Jones texted former Phillies outfielder Shane Victorino, who told him Philadelphia would platoon him in right field.
“Get traded, go to a new ballpark, then play a different position, right? And platoon? I’m like: ‘Hell, no.’ For me, it doesn’t make sense, I’m going to probably lose 100 at-bats.”
Jones thought that the reduced playing time he’d get in Philadelphia would cost him when it came time for free agency that fall.
He remained with the Orioles and hit .281 with 15 home runs and 63 RBIs and a .732 OPS in 145 games.
Despite his outstanding production with the Orioles, at 33, Jones settled for a one-year, $3 million contract with Arizona in 2019. He concluded his career with two years in Japan.
When he came to Yankee Stadium on July 31st, he learned that the Orioles also had traded Kevin Gausman and Darren O’Day to Atlanta, and Jonathan Schoop to Milwaukee.
“Damn, this is weird, but I look back upon it, and I think it was the right decision. In hindsight, I would have loved to have stayed,” Jones said.
Jones said some fans supported his stance, and some didn’t.
“People were like, ‘You’re being selfish. You should do what’s best for the organization … You could have gotten us back a prospect.’ You’re getting back three fungoes and a box of baseballs. You’re not getting back anything for me. It was a salary dump. That’s all it was.”
If Jones had been approached earlier, the Orioles could have attempted to gauge interest from more teams, he said, and he probably would have accepted a trade.
“I have no animosity towards the Orioles,” he said. “It’s business … The opportunity that the Angelos’ gave me, it would be moronic for me to ever badmouth them. They gave me an opportunity. They gave me a little bit of pocket change that I’m able to travel the world with my family.”
In August, Jones was one of a number of prominent former Orioles who didn’t attend the 30th anniversary celebration of Camden Yards. He pointed out that teammates J.J. Hardy, Nick Markakis, Brian Roberts and Matt Wieters weren’t there, either.
“Why am I the only one that people are singling out, like why I wasn’t there?” he said.

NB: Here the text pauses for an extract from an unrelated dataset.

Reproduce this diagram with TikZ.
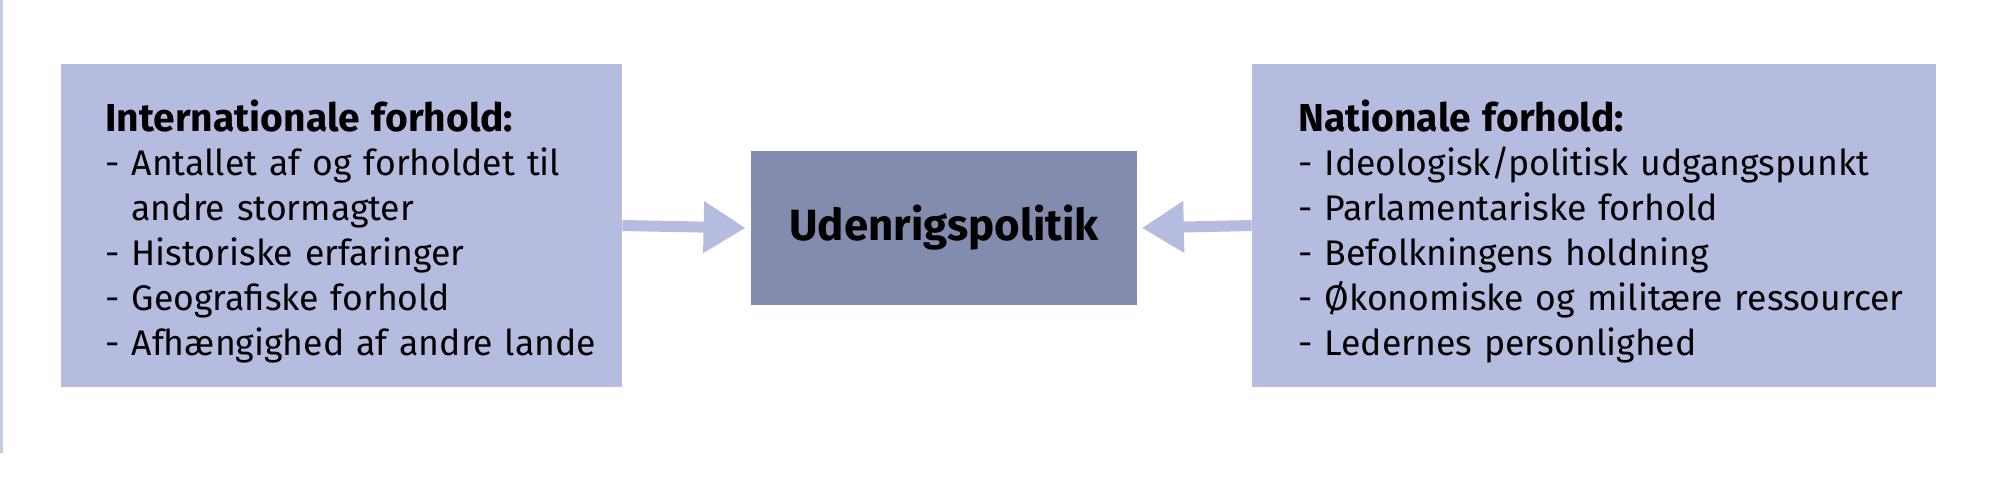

After Jones left the team in 2018, Duquette and manager Buck Showalter were fired and replaced by Mike Elias and Brandon Hyde.
“I don’t have a relationship with them,” he said of the Orioles. “No one’s reached out to me through the organization about being with the organization.”
Jones, who lives in San Diego was invited to throw out a first pitch but declined to travel to Baltimore.
“I think there’s something that can be worked out, obviously,” Jones said. “The impact [when] I was there, it was great.”
Although he says there’s no relationship, the Orioles have not issued his number 10 to any player since he left.
“Later, there can be something else done,” Jones said.